▸ Your task
Your output is the lines from the first one to the one containing "(481,155) -- (480,190);", repeated exactly, with images left out.

▸ Data excerpt
□ □ □ □ □ □ □

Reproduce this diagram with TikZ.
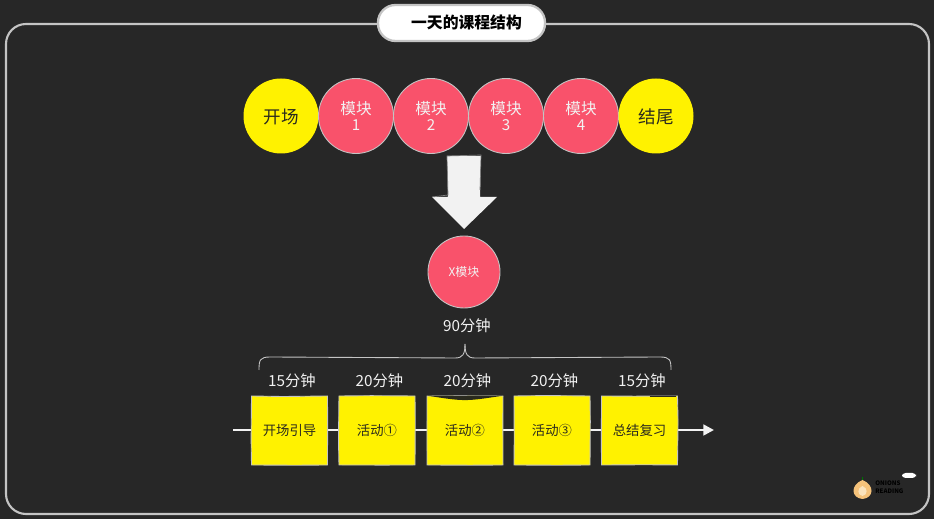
\documentclass[tikz,border=0pt]{standalone}
\usepackage{fontspec}
\setmainfont{Noto Sans CJK SC}
\usepackage{xcolor}
\usetikzlibrary{positioning,calc,arrows.meta,decorations.pathmorphing}

\definecolor{boardbg}{HTML}{272727}
\definecolor{framegray}{HTML}{C4C4C4}
\definecolor{sunyellow}{HTML}{FFF200}
\definecolor{rosered}{HTML}{F9526B}
\definecolor{softwhite}{HTML}{F2F2F2}
\definecolor{inkdark}{HTML}{2A2A1E}
\definecolor{onionskin}{HTML}{F5C27A}
\definecolor{onionheart}{HTML}{FBE3BC}

\tikzset{
	ball/.style={circle,minimum size=37.5*2*0.02cm,inner sep=0pt,align=center,line width=0.5pt},
	yellowball/.style={ball,fill=sunyellow,text=inkdark,font=\fontsize{10}{12}\selectfont,text height=1em,text depth=0.12em},
	redball/.style={ball,fill=rosered,draw=framegray,text=softwhite,font=\fontsize{8.9}{10.5}\selectfont},
	timelabel/.style={text=softwhite,font=\fontsize{8.7}{10}\selectfont,inner sep=0pt},
	stepbox/.style={fill=sunyellow,draw=framegray,line width=0.5pt,minimum width=76*0.02cm,minimum height=69*0.02cm,inner sep=0pt,
		text=inkdark,font=\fontsize{7.6}{9}\selectfont,
		decorate,decoration={random steps,segment length=25pt,amplitude=0.35pt}},
	boxshade/.style={draw=inkdark,line width=0.7pt},
}

\begin{document}
\begin{tikzpicture}[x=0.02cm,y=-0.02cm]
	\def\W{934}
	\def\H{519}

	\fill[boardbg] (0,0) rectangle (\W,\H);
	\useasboundingbox (0,0) rectangle (\W,\H);

	% outer frame and title
	\draw[framegray,line width=1.2pt,rounded corners=0.4cm] (6,24) rectangle (929,514);
	\node[fill=white,draw=framegray,line width=1.3pt,rounded corners=0.35cm,minimum width=167*0.02cm,minimum height=36*0.02cm,inner sep=0pt] (title) at (461.5,23) {};
	\node[font=\fontsize{9}{11}\selectfont\bfseries,text=black,inner sep=0pt] (titletext) at (466.5,22) {一天的课程结构};

	% top row
	\node[yellowball] (open) at (281,116) {开场};
	\foreach \i/\x in {1/356,2/431,3/506,4/581}{
		\node[redball] (mod\i) at (\x,116) {模块\\[-1pt]{\fontsize{8.6}{10}\selectfont\i}};
	}
	\node[yellowball] (close) at (656,116) {结尾};

	% big arrow
	\fill[softwhite] (447,156) -- (481,156) -- (480,197) -- (497,197) -- (464,229) -- (432,197) -- (448,197) -- cycle;
	\draw[gray,line width=0.4pt] (432,197) -- (448,195) -- (447,156) -- (481,155) -- (480,190);

	\node[ball,minimum size=36*2*0.02cm,fill=rosered,draw=framegray,text=softwhite,font=\fontsize{6.8}{8}\selectfont] (xmod) at (464,272) {X模块};
	\node[timelabel] (total) at (467,326) {90分钟};

	% brace
	\coordinate (braceL) at (259,370);
	\coordinate (braceR) at (671,370);
	\coordinate (braceT) at (465,344);
	\draw[framegray,line width=0.5pt] (braceL) .. controls (259,360) and (260,357) .. (270,357)
		-- (455,358) .. controls (463,358) and (465,354) .. (braceT);
	\draw[framegray,line width=0.5pt] (braceR) .. controls (671,360) and (670,357) .. (660,357)
		-- (475,358) .. controls (467,358) and (465,354) .. (braceT);

	% time axis
	\coordinate (axisL) at (233,430);
	\coordinate (axisR) at (714,430);
	\draw[softwhite,line width=1.6pt,-{Triangle[length=6pt,width=6pt]}] (axisL) -- (axisR);

	\foreach \name/\x/\mins/\txt in {a/289.5/15/开场引导,b/377/20/活动①,c/465/20/活动②,d/552/20/活动③,e/639.5/15/总结复习}{
		\node[stepbox] (box\name) at (\x,430.5) {\txt};
		\node[timelabel,above=7*0.02cm of box\name.north,xshift=2.5*0.02cm] (time\name) {\mins 分钟};
	}

	% dark pencil marks on the boxes
	\fill[inkdark] (boxc.north west) .. controls ($(boxc.north)+(0,6)$) .. (boxc.north east) -- cycle;
	\draw[boxshade] ($(boxe.north)+(10,1)$) -- ($(boxe.north east)+(-2,1)$);

	% logo
	\draw[green!45!black,line width=0.6pt] (862.5,477) -- (862.5,482);
	\fill[onionskin] (862.5,480) .. controls (875,485) and (874,498) .. (862.5,499)
		.. controls (851,498) and (850,485) .. (862.5,480);
	\fill[onionheart] (862.5,486) .. controls (868,488) and (868,495) .. (862.5,496)
		.. controls (857,495) and (857,488) .. (862.5,486);
	\node[fill=white,rounded corners=2pt,minimum width=14*0.02cm,minimum height=5*0.02cm,inner sep=0pt] (badge) at (909,475.5) {};
	\node[text=black,font=\fontsize{3.5}{4.5}\selectfont\bfseries,align=left,inner sep=0pt,anchor=west] (logotext) at (875,487) {ONIONS\\READING};
\end{tikzpicture}
\end{document}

□ □ □ □ □ □ □

▸ Answer in full
Reproduce this diagram with TikZ.
\documentclass[tikz,border=0pt]{standalone}
\usepackage{fontspec}
\setmainfont{Noto Sans CJK SC}
\usepackage{xcolor}
\usetikzlibrary{positioning,calc,arrows.meta,decorations.pathmorphing}

\definecolor{boardbg}{HTML}{272727}
\definecolor{framegray}{HTML}{C4C4C4}
\definecolor{sunyellow}{HTML}{FFF200}
\definecolor{rosered}{HTML}{F9526B}
\definecolor{softwhite}{HTML}{F2F2F2}
\definecolor{inkdark}{HTML}{2A2A1E}
\definecolor{onionskin}{HTML}{F5C27A}
\definecolor{onionheart}{HTML}{FBE3BC}

\tikzset{
	ball/.style={circle,minimum size=37.5*2*0.02cm,inner sep=0pt,align=center,line width=0.5pt},
	yellowball/.style={ball,fill=sunyellow,text=inkdark,font=\fontsize{10}{12}\selectfont,text height=1em,text depth=0.12em},
	redball/.style={ball,fill=rosered,draw=framegray,text=softwhite,font=\fontsize{8.9}{10.5}\selectfont},
	timelabel/.style={text=softwhite,font=\fontsize{8.7}{10}\selectfont,inner sep=0pt},
	stepbox/.style={fill=sunyellow,draw=framegray,line width=0.5pt,minimum width=76*0.02cm,minimum height=69*0.02cm,inner sep=0pt,
		text=inkdark,font=\fontsize{7.6}{9}\selectfont,
		decorate,decoration={random steps,segment length=25pt,amplitude=0.35pt}},
	boxshade/.style={draw=inkdark,line width=0.7pt},
}

\begin{document}
\begin{tikzpicture}[x=0.02cm,y=-0.02cm]
	\def\W{934}
	\def\H{519}

	\fill[boardbg] (0,0) rectangle (\W,\H);
	\useasboundingbox (0,0) rectangle (\W,\H);

	% outer frame and title
	\draw[framegray,line width=1.2pt,rounded corners=0.4cm] (6,24) rectangle (929,514);
	\node[fill=white,draw=framegray,line width=1.3pt,rounded corners=0.35cm,minimum width=167*0.02cm,minimum height=36*0.02cm,inner sep=0pt] (title) at (461.5,23) {};
	\node[font=\fontsize{9}{11}\selectfont\bfseries,text=black,inner sep=0pt] (titletext) at (466.5,22) {一天的课程结构};

	% top row
	\node[yellowball] (open) at (281,116) {开场};
	\foreach \i/\x in {1/356,2/431,3/506,4/581}{
		\node[redball] (mod\i) at (\x,116) {模块\\[-1pt]{\fontsize{8.6}{10}\selectfont\i}};
	}
	\node[yellowball] (close) at (656,116) {结尾};

	% big arrow
	\fill[softwhite] (447,156) -- (481,156) -- (480,197) -- (497,197) -- (464,229) -- (432,197) -- (448,197) -- cycle;
	\draw[gray,line width=0.4pt] (432,197) -- (448,195) -- (447,156) -- (481,155) -- (480,190);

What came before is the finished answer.